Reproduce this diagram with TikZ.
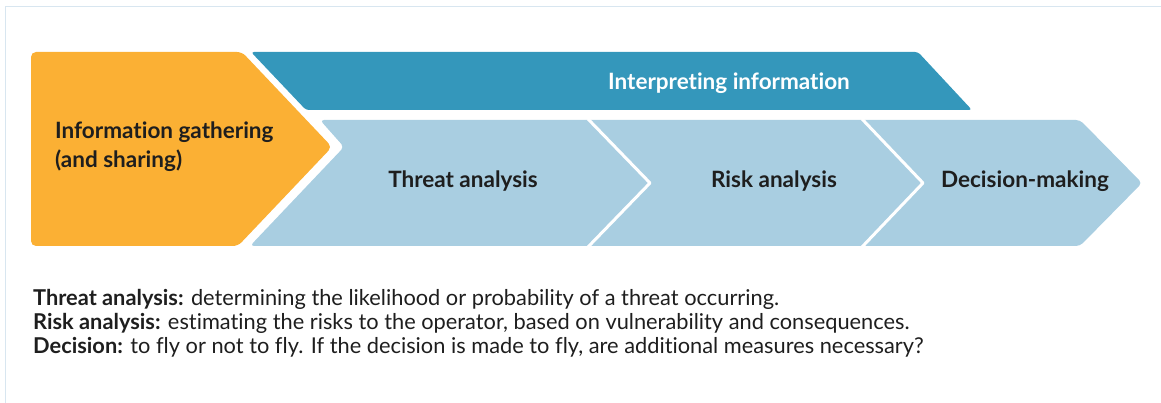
--
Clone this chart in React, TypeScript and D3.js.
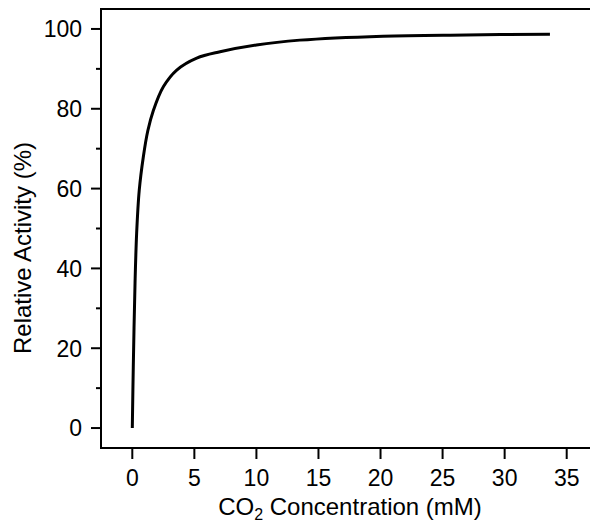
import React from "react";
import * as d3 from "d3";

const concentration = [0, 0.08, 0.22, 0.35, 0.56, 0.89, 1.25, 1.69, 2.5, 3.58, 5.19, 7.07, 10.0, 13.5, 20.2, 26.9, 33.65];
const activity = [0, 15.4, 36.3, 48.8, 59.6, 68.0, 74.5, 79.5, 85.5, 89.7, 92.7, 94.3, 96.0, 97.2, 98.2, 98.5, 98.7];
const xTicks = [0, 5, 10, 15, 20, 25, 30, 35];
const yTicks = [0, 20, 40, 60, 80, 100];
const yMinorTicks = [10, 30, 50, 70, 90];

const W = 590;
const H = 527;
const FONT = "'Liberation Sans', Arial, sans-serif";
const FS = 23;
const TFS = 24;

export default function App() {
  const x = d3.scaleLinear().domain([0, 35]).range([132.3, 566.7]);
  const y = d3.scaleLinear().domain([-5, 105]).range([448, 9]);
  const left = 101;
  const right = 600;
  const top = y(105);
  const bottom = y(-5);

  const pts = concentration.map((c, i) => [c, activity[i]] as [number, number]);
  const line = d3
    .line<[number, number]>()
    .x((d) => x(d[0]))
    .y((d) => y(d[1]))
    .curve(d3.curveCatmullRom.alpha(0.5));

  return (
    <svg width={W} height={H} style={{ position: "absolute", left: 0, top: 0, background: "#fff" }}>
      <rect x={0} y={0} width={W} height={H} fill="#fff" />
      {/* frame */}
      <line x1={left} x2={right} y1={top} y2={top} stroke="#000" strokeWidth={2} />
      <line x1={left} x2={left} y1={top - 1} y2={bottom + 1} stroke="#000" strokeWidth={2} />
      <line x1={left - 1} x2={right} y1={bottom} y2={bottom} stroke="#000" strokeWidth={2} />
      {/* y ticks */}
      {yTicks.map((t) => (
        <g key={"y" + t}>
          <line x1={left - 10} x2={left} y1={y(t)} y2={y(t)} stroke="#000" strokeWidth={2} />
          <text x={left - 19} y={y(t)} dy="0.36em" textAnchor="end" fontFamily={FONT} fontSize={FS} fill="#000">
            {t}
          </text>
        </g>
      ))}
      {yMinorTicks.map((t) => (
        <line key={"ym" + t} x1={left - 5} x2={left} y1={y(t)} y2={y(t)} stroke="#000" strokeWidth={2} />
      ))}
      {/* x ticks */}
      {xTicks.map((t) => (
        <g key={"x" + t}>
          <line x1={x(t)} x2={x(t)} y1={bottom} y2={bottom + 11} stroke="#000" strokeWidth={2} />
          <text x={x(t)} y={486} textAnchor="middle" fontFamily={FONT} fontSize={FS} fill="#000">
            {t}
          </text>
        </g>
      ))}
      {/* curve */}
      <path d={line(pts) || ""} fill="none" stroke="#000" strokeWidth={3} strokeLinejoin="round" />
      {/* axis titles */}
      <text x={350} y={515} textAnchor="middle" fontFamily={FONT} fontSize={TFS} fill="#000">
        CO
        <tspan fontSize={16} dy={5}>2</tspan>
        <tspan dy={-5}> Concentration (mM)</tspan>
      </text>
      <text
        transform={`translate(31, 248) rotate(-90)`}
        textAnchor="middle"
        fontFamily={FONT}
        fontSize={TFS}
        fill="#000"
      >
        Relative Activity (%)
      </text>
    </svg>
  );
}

The problem -
Give back only a number, the number of lines where the string "this" occurs.

Answer to the problem -
2